President of the Landtag of Saarland
- In office 2018 – 25 April 2022
- Preceded by: Klaus Meiser
- Succeeded by: Heike Winzent

Personal details
- Born: 21 February 1967 (age 59) Saarbrücken
- Party: Christian Democratic Union of Germany
- Alma mater: Saarland University

= Stephan Toscani =

Stephan Toscani (born 21 February 1967 in Saarbrücken) is a German politician from the Christian Democratic Union of Germany (CDU). He has been a member of the Landtag of Saarland since 1999. Since May 2022, he has been the state chairman of the CDU Saar and the parliamentary group leader of his party, thus also serving as the opposition leader in the state parliament.

Previously, he served as State Minister in various ministries of Saarland from 2009 to 2018 and subsequently as President of the Saarland State Parliament until 2022.

== Life ==
Toscani graduated from the Von der Leyen-Gymnasium in Blieskastel in 1986. After studying law at Saarland University, he completed his legal traineeship from 1992 to 1995, passing the Assessor examination. From 1996 to 1999, Toscani served as a government councilor in the Federal Ministry of Education and Research in Bonn.

Stephan Toscani is married and has two children.

== Political career ==
Toscani was state chairman of the Junge Union Saar from 1993 to 1999. From 2001 to 2017 he was chairman of the Saarpfalz CDU district association and from 2003 to November 2009 general secretary of the CDU Saar. From May 2011 he was deputy chairman of the Saarland CDU, initially under Annegret Kramp-Karrenbauer, and from March 2018 under Tobias Hans. On 28 May 2022, Toscani was elected chairman of the CDU Saar.

Since September 1999, Toscani has been a member of the Landtag of Saarland (12th, 13th, 14th, 15th, and 16th electoral terms). From 2000 to November 2009, he served as parliamentary manager of the CDU parliamentary group in the Landtag of Saarland. From March 2018 to April 2022, he served as President of the Landtag of Saarland.

From November 2009 to August 2011, Toscani served as Saarland Minister of the Interior and European Affairs in the third Müller cabinet, and from August 24, 2011, to May 9, 2012, as State Minister of the Interior, Culture and Europe in the first Kramp-Karrenbauer cabinet.
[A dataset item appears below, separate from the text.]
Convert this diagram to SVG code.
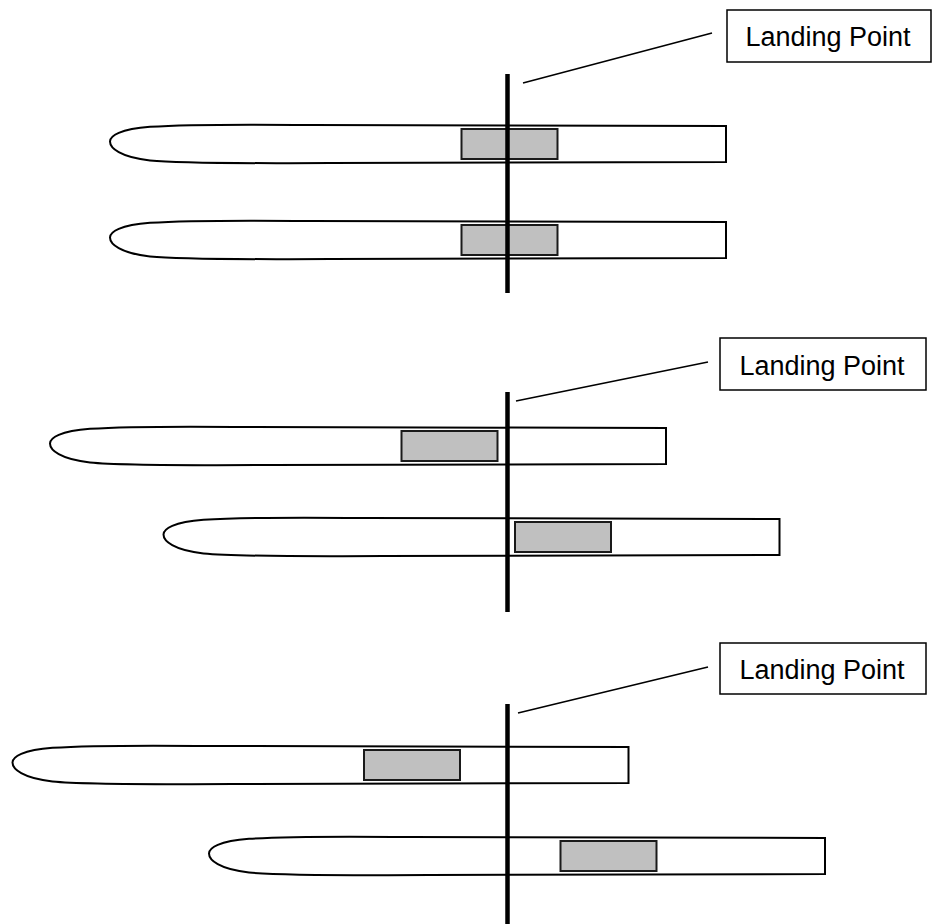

After the collapse of the Jamaica coalition, the ministers of the Free Democratic Party (FDP) and the Alliance 90/The Greens were dismissed from their posts on 18 January 2012. Toscani took over the management of the Ministry of Education, previously headed by Klaus Kessler. From 9 May 2012 to 28 February 2018, he was State Minister of Finance and Europe in the second Kramp-Karrenbauer cabinet, from April 2017 to February 2018, he also served as Minister of Justice in the third Kramp-Karrenbauer cabinet.

At the end of May 2022, following the resignation of Tobias Hans, Toscani became chairman of the CDU Saar and parliamentary group leader of his party in the Saarland state parliament and thus also leader of the opposition.

Toscani is a member of the non-partisan Europa-Union Deutschland, which advocates for a federal Europe and the European unification process.